RIP Stephen Hawking

Aw man. Bummer. :(

Sad news. Our world is a bit dimmer today.

Science is in such bad shape in the US and I suspect the UK and the rest of the West today. Losing him just makes it that much harder.

Brilliant man, and one of the best faces of science we had. That a wheelchair bound physicist with ALS could be so impactful that your average American knows of him is a testament to his brilliance. He will be missed.

It’s also fitting that it’s Einstein’s birthday.

This was the moment I became familiar with Hawking. I remember asking my brother who he was, and I thought he was an old man at the time, but I guess considering that was in 1993 or so, I guess he wasn’t that old. 17 year old me probably thought anyone over 50 was old.

He’ll be missed. A Brief History of Time is one of my favorites.

I think that’s how i was. When i first discovered him in book form 25 or so years ago it seemed he wasn’t long for this world; he was already 50ish and in apparently such bad health. And yet… he not only kept going but became a fixture of popular culture. To the point I took him for granted and forgot about his mortality.

I can’t say he’s inspiring in a normal sense, because both the suffering of his condition, his ability to reach beyond that condition, and his achievements are so beyond my capabilities all I can do is gawk stupidly. Rather he’s inspiring in a more general sense, at the achievement of human greatness so perfectly intertwined with human frailty.

So much of modern astrophysics and even sci-fi understandings of popular culture derive from him. When he first came onto the notice of the public in the 70s, we still thought (not the scientific community, but the public) black holes were literally holes. His efforts to educate the broader public took decades to percolate through society, but paid great dividends.
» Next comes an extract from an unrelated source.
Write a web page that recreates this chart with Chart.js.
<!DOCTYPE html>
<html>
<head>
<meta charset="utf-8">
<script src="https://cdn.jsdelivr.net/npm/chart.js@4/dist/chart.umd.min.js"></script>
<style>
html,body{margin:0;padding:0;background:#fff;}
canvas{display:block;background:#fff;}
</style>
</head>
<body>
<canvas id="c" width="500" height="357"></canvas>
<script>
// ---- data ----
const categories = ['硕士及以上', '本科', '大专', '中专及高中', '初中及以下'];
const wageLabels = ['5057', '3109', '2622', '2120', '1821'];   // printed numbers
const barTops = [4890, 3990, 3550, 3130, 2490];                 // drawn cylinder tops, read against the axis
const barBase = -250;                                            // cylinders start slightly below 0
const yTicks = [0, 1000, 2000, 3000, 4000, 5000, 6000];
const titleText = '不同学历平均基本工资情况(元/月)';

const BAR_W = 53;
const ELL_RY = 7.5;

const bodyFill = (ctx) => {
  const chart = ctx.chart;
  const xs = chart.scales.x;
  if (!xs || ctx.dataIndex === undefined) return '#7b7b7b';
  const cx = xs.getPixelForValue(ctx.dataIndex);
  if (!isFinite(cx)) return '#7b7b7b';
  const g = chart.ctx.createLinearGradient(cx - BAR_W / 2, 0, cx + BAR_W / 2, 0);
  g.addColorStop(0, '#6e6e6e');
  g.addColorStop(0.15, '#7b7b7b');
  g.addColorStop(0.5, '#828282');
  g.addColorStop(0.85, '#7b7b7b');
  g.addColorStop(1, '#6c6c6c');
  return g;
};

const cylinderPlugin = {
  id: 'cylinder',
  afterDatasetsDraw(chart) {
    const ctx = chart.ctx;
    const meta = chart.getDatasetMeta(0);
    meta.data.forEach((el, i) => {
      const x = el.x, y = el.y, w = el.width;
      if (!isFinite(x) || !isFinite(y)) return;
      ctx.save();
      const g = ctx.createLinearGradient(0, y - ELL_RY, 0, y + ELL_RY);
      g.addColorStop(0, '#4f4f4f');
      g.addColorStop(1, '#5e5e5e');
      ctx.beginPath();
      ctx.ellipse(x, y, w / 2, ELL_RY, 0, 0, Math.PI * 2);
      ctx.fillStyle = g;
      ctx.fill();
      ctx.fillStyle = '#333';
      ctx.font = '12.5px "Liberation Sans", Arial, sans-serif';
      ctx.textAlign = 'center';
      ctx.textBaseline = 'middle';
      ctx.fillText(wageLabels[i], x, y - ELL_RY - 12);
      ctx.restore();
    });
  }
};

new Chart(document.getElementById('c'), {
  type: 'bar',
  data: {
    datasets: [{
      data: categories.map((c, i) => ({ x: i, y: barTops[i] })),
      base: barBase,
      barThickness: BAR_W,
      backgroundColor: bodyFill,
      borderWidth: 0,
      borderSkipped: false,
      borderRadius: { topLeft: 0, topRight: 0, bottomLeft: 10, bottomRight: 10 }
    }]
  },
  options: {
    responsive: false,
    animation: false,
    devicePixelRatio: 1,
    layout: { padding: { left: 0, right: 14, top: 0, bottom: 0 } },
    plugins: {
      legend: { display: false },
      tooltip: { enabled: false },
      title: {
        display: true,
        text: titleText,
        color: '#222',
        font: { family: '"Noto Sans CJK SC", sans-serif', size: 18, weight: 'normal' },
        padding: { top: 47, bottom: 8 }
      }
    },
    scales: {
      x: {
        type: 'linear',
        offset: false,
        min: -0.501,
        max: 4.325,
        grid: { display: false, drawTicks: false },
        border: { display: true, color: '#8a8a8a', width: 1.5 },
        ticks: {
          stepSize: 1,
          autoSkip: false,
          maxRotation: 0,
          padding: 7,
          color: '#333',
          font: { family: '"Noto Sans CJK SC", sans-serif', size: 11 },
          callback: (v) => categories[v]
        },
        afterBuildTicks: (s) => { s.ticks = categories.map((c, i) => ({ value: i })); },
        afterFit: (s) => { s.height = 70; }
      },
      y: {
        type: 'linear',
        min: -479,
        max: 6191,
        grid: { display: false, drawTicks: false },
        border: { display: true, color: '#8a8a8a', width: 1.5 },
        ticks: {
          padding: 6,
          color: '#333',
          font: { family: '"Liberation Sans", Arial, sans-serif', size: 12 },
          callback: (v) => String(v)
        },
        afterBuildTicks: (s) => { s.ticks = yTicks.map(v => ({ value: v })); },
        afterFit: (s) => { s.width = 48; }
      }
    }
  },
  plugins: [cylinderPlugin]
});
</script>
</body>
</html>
In the end scientists were grappling even just a year or two ago with new ideas like “firewalls” and the information of the black hole being contained in the event horizon with the quantum mechanism of his long predicted black hole evaporation being the underpinning concept. It’s now just accepted every galaxy has a supermassive black hole at its center. And he was a belated but unusually poignant voice warning us about possible future human-scale disasters that we should turn our attentions toward. I think the latter weren’t and aren’t taken seriously enough, just a dottering old physicist and not Stephen Hawking said worry about AI or human level extinction events.

Errol Morris filmed a documentary on Hawking in the early 90s. I remembered watching is a kid but it took me years to track it down online (apparently it’s newly available from Criterion, and rightly so).

Unlike other Hawking documentaries, it focuses on his early life, particularly pre-ALS before delving into his relationships with his family.

I thoroughly recommend it for a better idea of the person behind the ‘man’

https://twitter.com/RobMSantos/status/973799953003933698

He did a lot with all that extra time.

The world just got a whole lot fucking stupider, which is the last goddamn thing we needed.

Just watch the Futurama episode where they get in a time machine and have to loop around to the heat death of the universe a few times and see it reborn. Time is circular, he thought.

Rip Steven Hawking.

A Brief History of Time is wonderful, but my favorite science book of all time is The Demon Haunted World by Sagan. Such a powerful book and it will cure you of any lingering mysticism.

The first summer out of college, I read Brief History of Time and Demon-Haunted World. They both rekindled a love of science that had been set aside by four years of liberal arts.

His writings contributed to my sense of awe at the universe. And in terms of playing a bad hand into a winner, his life is one of the all-time greats.

The FSM was all like, “I gave ALS to who now?”

/backtracking intensifies

The great man has passed. The universe mourns.

I loved a Demon Haunted World. I figured that was because Carl was just a lot smarter than me, while Hawking was in a whole other league of brilliance.

Morris’s documentary has one really funny standout moment for me. One of Hawking’s students relates a story about visiting a cottage with a steep path. Hawking in his motorised wheelchair ends up tipping over. The student found it hilarious that the master of time and space was defeated by the weak force of gravity.